Julie Greenwald, Atlantic Records

“We feel like an independent,” he says. “I don’t think we could ever be anything more than 14 bands. Every member of our team has direct connections with the artists.

“Even though we’re part of this big machine, down here it feels like our little corner. It’s a very special dynamic.”

Easterlin is unapologetic about the artists he signs having to meet a certain level of ambition – something that was injected into Fueled By Ramen ever since Janick first tasted chart success.

“Our songs do fit a genre, but they can have a mass appeal – and that sums up our bands too,” says Easterlin.

“I don’t think there’s a single artist on the label that couldn’t cross many different [demographics]. As long as we’re signing bands like that, we don’t need to be the coolest independent in existence, we just have to keep putting out really good music.”

He adds: “I’m not so indie that I don’t want to have big hits.”


Julie Greenwald, Chairman & COO, Atlantic Records, is evidently impressed.

“Mike Easterlin and his team at Fueled By Ramen are a family of devoted music fans who are brilliant at all aspects of nurturing and breaking artists – from the grassroots to the mainstream,” she says.

“They fiercely protect the label’s DNA, while always pushing forward and expanding its original spirit. It’s been amazing to see Mike develop as a leader, at the same time as the artist roster has become stronger than ever.”

Which brings us neatly back to Twenty One Pilots.

Easterlin says Fueled By Ramen, backed by Atlantic’s arsenal of resource around the world, is going to wield a big international push for the act next year in the UK and Europe.

But, scale aside, what made FBR the natural home for one of the most hotly-tipped bands on the planet?

“The individuals at Fueled By Ramen care about the music and the art, and care about what we care about.”

Tyler Joseph, twenty one pilots

Tyler Joseph, lead songwriter and singer of twenty one pilots, explains: “A few years ago, when a bunch of labels reached out to us, we didn’t know what a label does. But there was something about the feel of Fueled By Ramen that appealed to us – this close-knit group of people that also had the resources of a major label.

“Now we know what a label does, and when I think of FBR, I think about the individuals that make it up – people who care about the music and the art, and care about what we care about.

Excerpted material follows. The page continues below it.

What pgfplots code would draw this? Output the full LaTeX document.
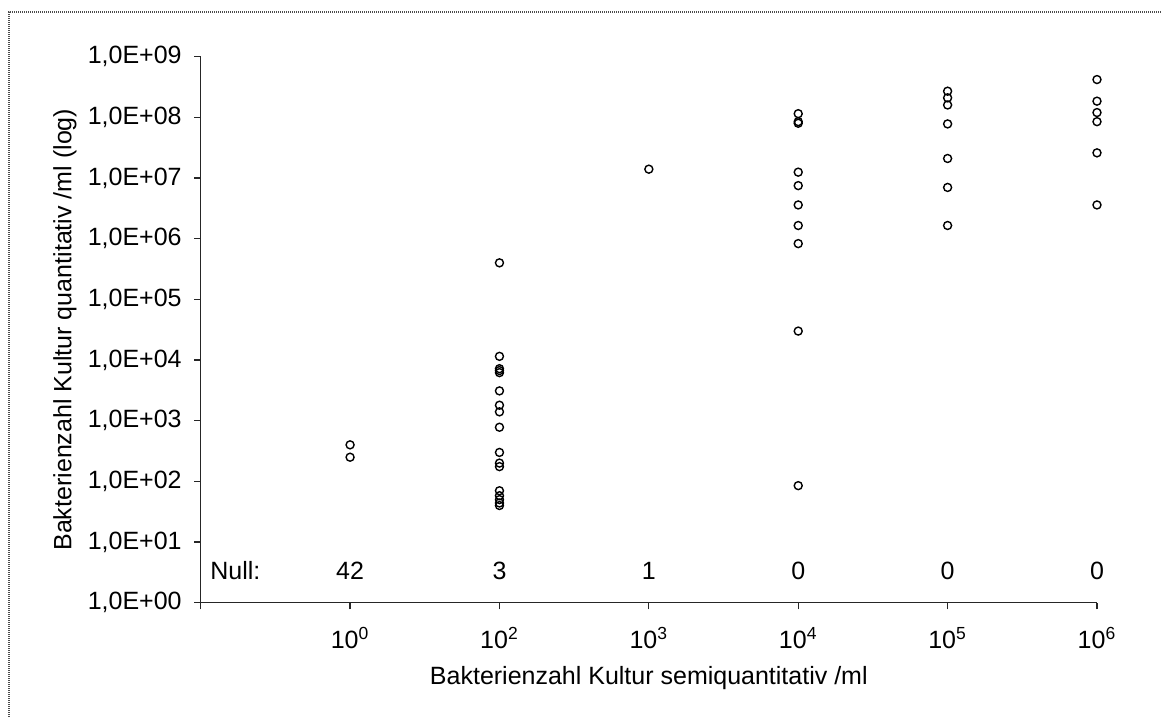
\documentclass[border=0pt]{standalone}
\usepackage{fontspec}
\setmainfont{Liberation Sans}
\usepackage{pgfplots}
\pgfplotsset{compat=1.18}
\begin{document}
\begin{tikzpicture}[font=\fontsize{12.5}{15}\selectfont]
\useasboundingbox (0,0) rectangle (581pt,358.5pt);
\draw[line width=1pt, black!70, dash pattern=on 0.5pt off 0.5pt] (4.5pt,-10pt) -- (4.5pt,352.5pt) -- (600pt,352.5pt);
\begin{axis}[
  at={(100.35pt,57.15pt)}, anchor=south west,
  scale only axis, width=448.15pt, height=273pt,
  xmin=0, xmax=6, ymode=log, ymin=1, ymax=1e9,
  axis x line=bottom, axis y line=left,
  axis line style={-, black!85, line width=0.6pt},
  tick align=outside, major tick length=3.3pt,
  tick style={black!85, line width=0.6pt},
  minor tick num=0, log basis y=10,
  yminorticks=false,
  xtick={0,1,2,3,4,5,6},
  xticklabels={{},10\textsuperscript{0},10\textsuperscript{2},10\textsuperscript{3},10\textsuperscript{4},10\textsuperscript{5},10\textsuperscript{6}},
  ytick={1,10,100,1000,10000,100000,1000000,10000000,100000000,1000000000},
  yticklabels={{1,0E+00},{1,0E+01},{1,0E+02},{1,0E+03},{1,0E+04},{1,0E+05},{1,0E+06},{1,0E+07},{1,0E+08},{1,0E+09}},
  yticklabel style={anchor=east, inner sep=0pt, xshift=-6.05pt, font=\fontsize{12.5}{15}\selectfont},
  xticklabel style={anchor=base, inner sep=0pt, yshift=-19.5pt, font=\fontsize{12.5}{15}\selectfont},
  xlabel={Bakterienzahl Kultur semiquantitativ /ml},
  ylabel={Bakterienzahl Kultur quantitativ /ml (log)},
  xlabel style={at={(axis description cs:0.5,0)}, anchor=center, yshift=-37.5pt},
  ylabel style={at={(axis description cs:0,0.5)}, anchor=center, yshift=67.9pt, rotate=0},
  clip=false,
]
\addplot[only marks, mark=o, mark size=2pt, mark options={line width=0.7pt, black}] coordinates {
(1,400) (1,250)
(2,400000) (2,11500) (2,7200) (2,6700) (2,6200) (2,3100) (2,1800) (2,1400) (2,780) (2,300) (2,200) (2,175) (2,70) (2,58) (2,50) (2,44) (2,40)
(3,14000000)
(4,115000000) (4,85000000) (4,80000000) (4,12500000) (4,7500000) (4,3600000) (4,1650000) (4,830000) (4,30000) (4,85)
(5,270000000) (5,210000000) (5,160000000) (5,78000000) (5,21000000) (5,7000000) (5,1650000)
(6,420000000) (6,185000000) (6,120000000) (6,85000000) (6,26000000) (6,3600000)
};
\node[anchor=base west, inner sep=0pt] at (axis cs:0.062,2.37) {Null:};
\node[anchor=base, inner sep=0pt] at (axis cs:1,2.37) {42};
\node[anchor=base, inner sep=0pt] at (axis cs:2,2.37) {3};
\node[anchor=base, inner sep=0pt] at (axis cs:3,2.37) {1};
\node[anchor=base, inner sep=0pt] at (axis cs:4,2.37) {0};
\node[anchor=base, inner sep=0pt] at (axis cs:5,2.37) {0};
\node[anchor=base, inner sep=0pt] at (axis cs:6,2.37) {0};
\end{axis}
\end{tikzpicture}
\end{document}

“As a band, we keep everything in-house, to keep it as authentic and real as possible. And with everyone at FBR, we don’t have to fight or set up barriers.

“There aren’t any walls separating us, and so we don’t have to lob ideas over the tops of walls to communicate.

“We’ve earned each other’s trust, and it’s a real collaboration and partnership. We’re together in an inner sanctuary of creation – in a sacred space.”